Determination of a signal from its Fourier Coefficients

[ColdStart]

letsa say i have an ak = cos ( k*Pi/4) + sin(3*k*Pi/4), the signal is discrete time, fundamental period N=12.

the way i would derive its x[n] is.. Sum(k=0, to 11 of: 0.5*exp(j*k*Pi/4) *exp(j*k*w*n) + 0.5*exp(-j*k*Pi/4) *exp(j*k*w*n) + (1/2*j)*exp(j*k*3*Pi/4) *exp(j*k*w*n) - (1/2*j)*exp(-j*k*3*Pi/4) *exp(j*k*w*n)

In other words, i expanded ak using eulers, and put it into the formula for finding x[n]... however as u see it turns out to be tedious process to evaluate this sum 12 times..

i was wondering, what is the more effective and QUICK method getting of x[n] by hand?

thanks

 

[╔(σ_σ)╝]

You mean X(t) right ?

Anyway, do not convert to euler as you see it looks terrible.

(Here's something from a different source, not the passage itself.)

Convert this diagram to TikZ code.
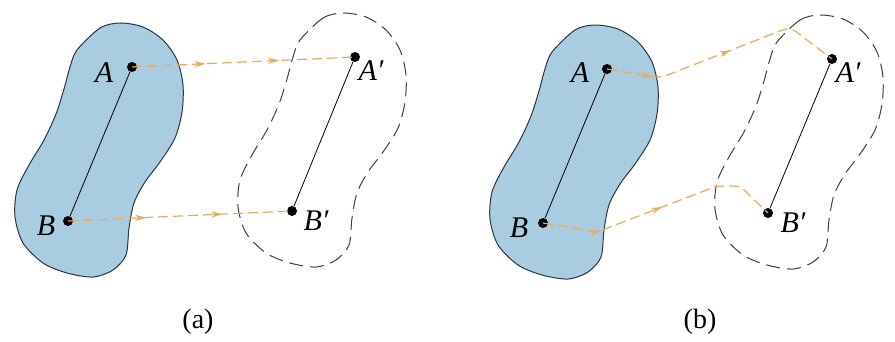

You can just sum it the way you see it.

Another choice would be to invest a little time to simplifying the equation.

For example whe k =4

cos ( k*Pi/4) = -1
sin (3*k*pi/4) =0
Usually this kind of patterns repeat.

 

[ColdStart]

no actually x[n] because its discrete time... wht if my period would be 40 or more? it would be more tedious then...

 

[╔(σ_σ)╝]

Well, perhaps you should look into creating a program to do the job. I personally do not know any mathematical acrobatics that can help you.

 

[ColdStart]

thanks anyway!